Das Museum ist in einer dreistöckigen Fabrikhalle untergebracht - alle drei Stockwerke sind mit hunderten Bildern, Originalen, Videos ausgestattet. In der Mitte der Halle befindet sich so etwas wie ein Kinosaal, in dem in einer Endlosschleife Originalfilme des Widerstands gezeigt werden. Auch dieser Bereich ist voll besetzt - der überwiegende Anteil der Besucher dürfte polnischer Herkunft sein. Man hört nur wenig englisch oder andere Sprachen. 
​Anschließend geht es mit der U-Bahn weiter ....
... zum nächsten Stop. Das Nationalmuseum - auch das ist ein beeindruckendes Gebäude - es wird aufgrund seiner Architektur sehr häufig für Filmaußenaufnahmen des dritten Reichs verwendet - ist nachvollziehbar. Die Ausstellungshallen beherbergen Exponate des 1. Jhd. bis zur Neuzeit. Auffallend ist die ständig präsente Aufarbeitung der Kriegsgeschichte und der nachfolgenden Krisen. So gibt es ein Bild der Modernen Kunst, welches den 13. Dezember 1981 zeigt, an dem via Fernsehansprache das Kriegsrecht von Jaruzelski über Polen mit dem Ziel verhängt wurde, die Demokratiebewegung um die Gewerkschaft Solidarnosc zu zerschlagen. Die Geschichte hat uns einen anderen Ausgang gelehrt. Eine etwas makabere Art der Neuen Kunst ist mit Genehmigung von der Firma Lego eine Abbildung einer Verkaufspackung die Concentration Camp heißt - echt krass. 

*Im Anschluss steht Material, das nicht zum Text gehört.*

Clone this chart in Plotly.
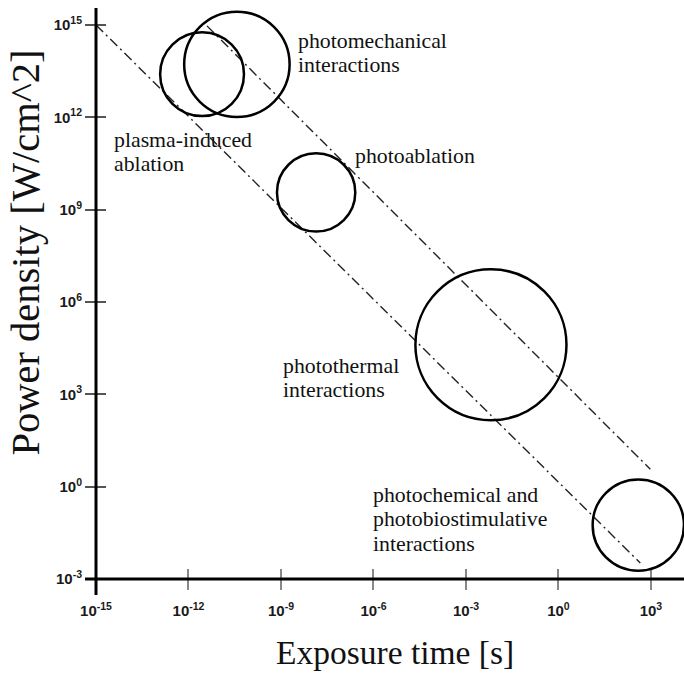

So, und jetzt freue ich mich auf das erste Halbfinale: Portugal - Wales. Es würde mich sehr freuen, wenn es Wales schaffen würde - sie hätten es sich verdient - ihre Spielweise ist sehr viel erfrischender. Gerade fängt es an zu regnen und es soll die Nacht durchregnen. Um 8 Uhr soll es dann aufhören - wenn dem so ist, dann wäre das pünktlich um vielleicht trocken nach Vilnius zu kommen - wir werden sehen ;-).